Iterchain: Iterator chaining for Python

Iterchain is a library intended to make manipulating iterators in Python easier and more ergonomic. The design is heavily inspired by the Rust iterator design, and a lot of the functionality comes from the standard Python itertools library.

Installation

Make sure that you have pip installed and run:

pip install iterchain

For the development version:

git clone https://github.com/Evelyn-H/iterchain.git
pip install -e iterchain

Why would I need this?

Say we want to know the sum of all the squares of even numbers up to 100.
How can we do this?

Let's try some straightforward, procedural Python:

>>> total = 0
>>> for i in range(100):
...     if i % 2 is 0:
...         total += i ** 2
...
>>> total
161700

This works, but if you read this for the first time it can take a bit of effort to figure out what's happening, especially in slightly less trivial cases. So, how about we use iterators instead?

Well, let's see:

>>> sum(i**2 for i in range(100) if i % 2 is 0)
161700

That's pretty nice! Much shorter, and much easier to understand.
But there's a problem, this pattern only works for relatively simple manipulations. In those cases you could try using the python map and filter builtins (and the slightly more hidden functools.reduce). They let you construct more complex processing chains.
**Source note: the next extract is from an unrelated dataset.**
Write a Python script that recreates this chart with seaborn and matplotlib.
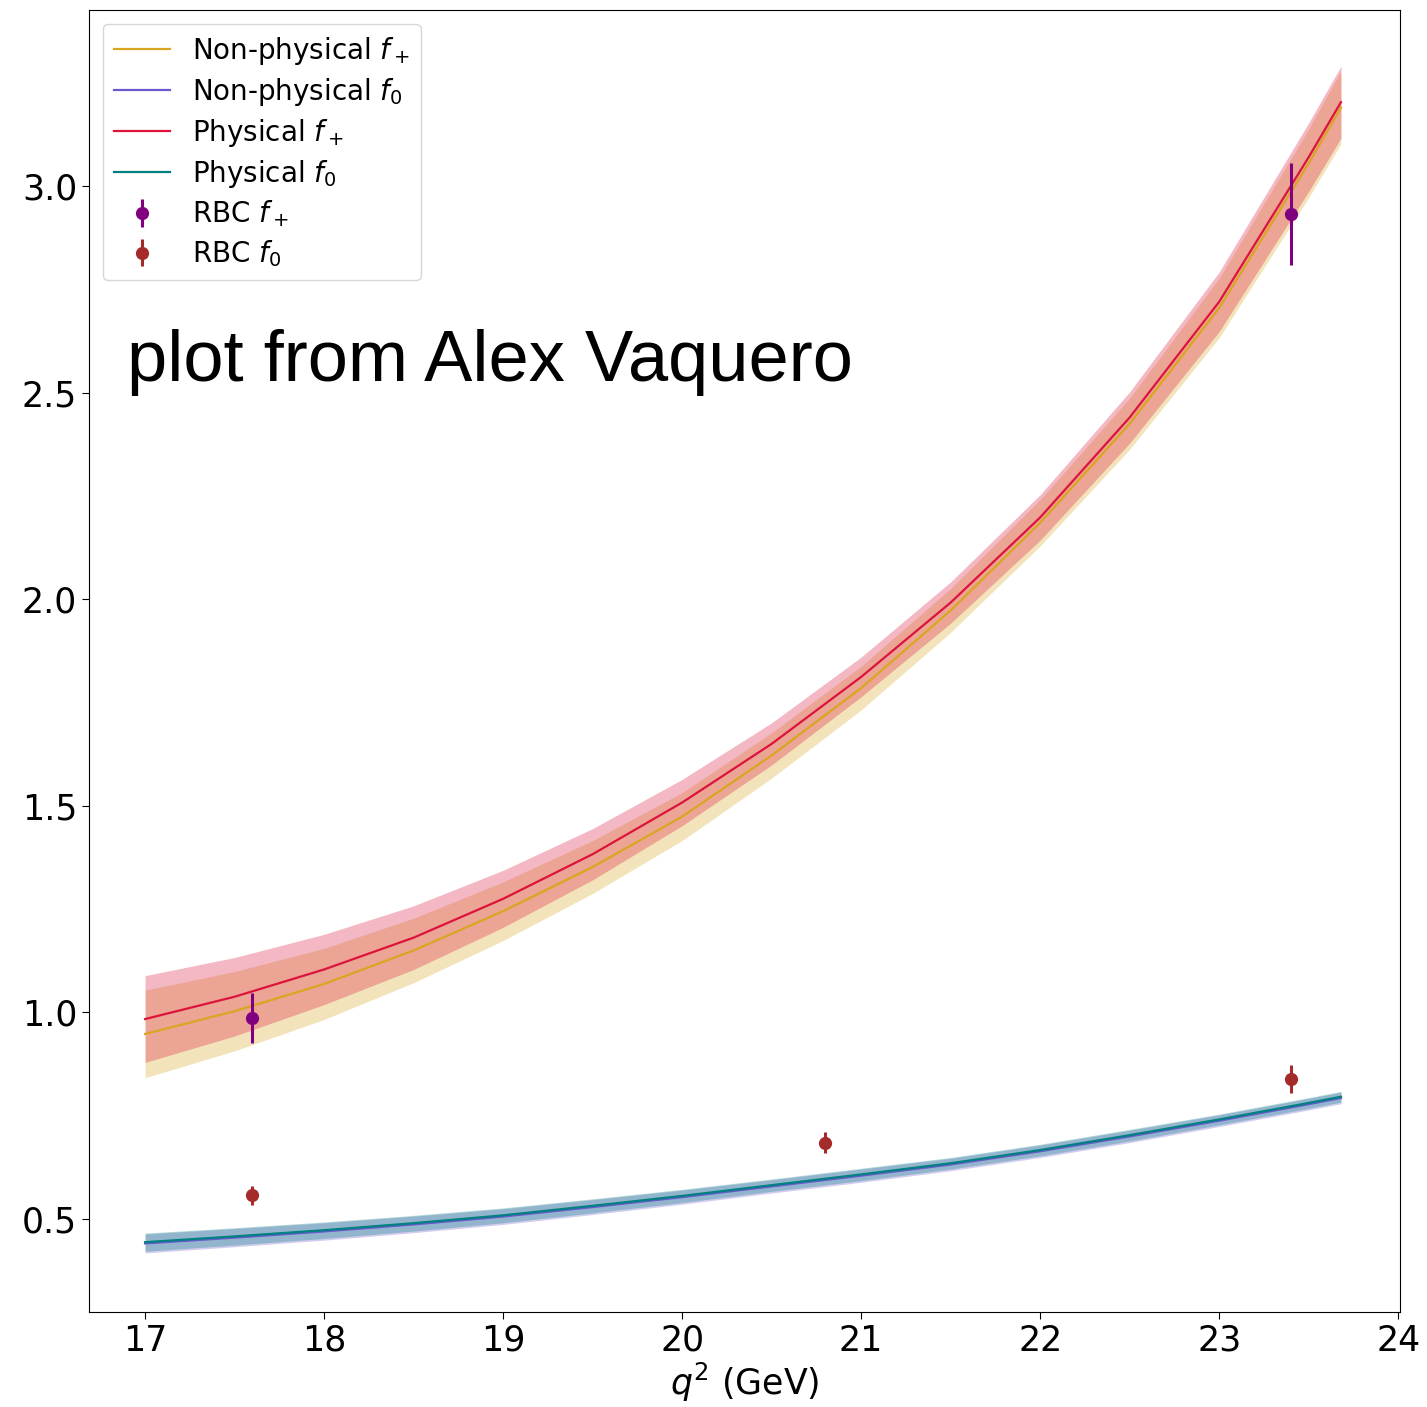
import numpy as np
import pandas as pd
import matplotlib
matplotlib.use("Agg")
import matplotlib.pyplot as plt
import seaborn as sns

# ---- data ----
q2 = [17.0, 17.5, 18.0, 18.5, 19.0, 19.5, 20.0, 20.5, 21.0, 21.5, 22.0, 22.5, 23.0, 23.5, 23.68]

nonphys_fplus = [0.948, 1.003, 1.069, 1.150, 1.245, 1.352, 1.474, 1.622, 1.785, 1.973, 2.185, 2.425, 2.705, 3.055, 3.190]
nonphys_fplus_err = [0.106, 0.096, 0.086, 0.078, 0.071, 0.064, 0.058, 0.055, 0.053, 0.053, 0.056, 0.062, 0.072, 0.083, 0.088]

phys_fplus = [0.984, 1.038, 1.104, 1.181, 1.275, 1.383, 1.508, 1.650, 1.812, 1.992, 2.198, 2.440, 2.720, 3.070, 3.203]
phys_fplus_err = [0.105, 0.095, 0.085, 0.077, 0.069, 0.062, 0.056, 0.051, 0.048, 0.050, 0.055, 0.062, 0.072, 0.083, 0.087]

phys_fzero = [0.444, 0.458, 0.473, 0.490, 0.509, 0.532, 0.556, 0.582, 0.608, 0.635, 0.667, 0.703, 0.741, 0.781, 0.796]
phys_fzero_err = [0.022, 0.021, 0.020, 0.019, 0.018, 0.017, 0.016, 0.015, 0.015, 0.014, 0.014, 0.014, 0.013, 0.013, 0.013]

nonphys_fzero = [0.441, 0.455, 0.470, 0.487, 0.506, 0.529, 0.553, 0.579, 0.605, 0.632, 0.664, 0.700, 0.738, 0.778, 0.793]
nonphys_fzero_err = [0.023, 0.022, 0.021, 0.020, 0.019, 0.018, 0.017, 0.016, 0.016, 0.015, 0.015, 0.015, 0.014, 0.014, 0.014]

rbc_q2 = [17.6, 20.8, 23.4]
rbc_fplus_q2 = [17.6, 23.4]
rbc_fplus = [0.987, 2.932]
rbc_fplus_err = [0.060, 0.123]
rbc_fzero = [0.558, 0.685, 0.839]
rbc_fzero_err = [0.023, 0.025, 0.033]

fig = plt.figure(figsize=(14.27, 14.07), dpi=100)
ax = fig.add_axes([0.0624, 0.0675, 0.9187, 0.9254])

x = np.array(q2)
series = [
    ("Non-physical $f_+$", nonphys_fplus, nonphys_fplus_err, "goldenrod"),
    ("Non-physical $f_0$", nonphys_fzero, nonphys_fzero_err, "slateblue"),
    ("Physical $f_+$", phys_fplus, phys_fplus_err, "crimson"),
    ("Physical $f_0$", phys_fzero, phys_fzero_err, "teal"),
]
for label, y, e, c in series:
    y = np.array(y); e = np.array(e)
    ax.fill_between(x, y - e, y + e, color=c, alpha=0.3, linewidth=0)
    df = pd.DataFrame({"q2": x, "f": y})
    sns.lineplot(data=df, x="q2", y="f", ax=ax, color=c, lw=1.6, label=label, legend=False)

ax.errorbar(rbc_fplus_q2, rbc_fplus, yerr=rbc_fplus_err, fmt="o", color="purple",
            ms=8.5, elinewidth=2.2, label="RBC $f_+$")
ax.errorbar(rbc_q2, rbc_fzero, yerr=rbc_fzero_err, fmt="o", color="brown",
            ms=8.5, elinewidth=2.2, label="RBC $f_0$")

ax.set_xlim(16.687, 24.01)
ax.set_ylim(0.275, 3.426)
ax.set_xticks([17, 18, 19, 20, 21, 22, 23, 24])
ax.set_yticks([0.5, 1.0, 1.5, 2.0, 2.5, 3.0])
ax.tick_params(labelsize=25, length=5)
ax.set_xlabel("$q^2$ (GeV)", fontsize=25, labelpad=2)
ax.set_ylabel("")

ax.legend(loc="upper left", fontsize=20, labelspacing=0.32, borderaxespad=0.5)

fig.text(0.089, 0.729, "plot from Alex Vaquero", fontsize=52,
         family=["Liberation Sans", "DejaVu Sans"], ha="left", va="baseline")

fig.savefig("out.png", dpi=100)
Let's rewrite our iterator to use those functions instead:

>>> sum(map(lambda x: x**2, filter(lambda x: x % 2 is 0, range(100))))
161700

Okay, now that is a mess...
I don't know about you, but it would take me quite a while to unravel what's happening here. The problem is that the whole expression is inside out. The filter gets applied first, but it's hidden in the middle of the expression, and the sum gets applied last but it is all the way in the front. Makes no sense...

So, how can we improve on this? iterchain of course!
(you probably saw this coming already)

So, let's see how it looks using iterchain:

>>> import iterchain
>>> (iterchain.count(stop=100)
...     .filter(lambda x: x % 2 is 0)
...     .map(lambda x: x**2)
...     .sum())
161700

Isn't this much better? The operations are listed in the order that they're executed, are clearly separated, and you can have as few or as many operations as you want. This is why you should use iterchain!

Iterator manipulation

The heart of this library <3.

Generators

iterchain also provides handy methods that let you build new Iterator instances from scratch. These are contained in the iterchain.generators sub-module, but they're also accessible directly from the iterchain module, which is the preferred way of using them.

For example:

  >>> import iterchain
  >>> iterchain.count().take(4).map(lambda x: x**2).to_list()
  [0, 1, 4, 9]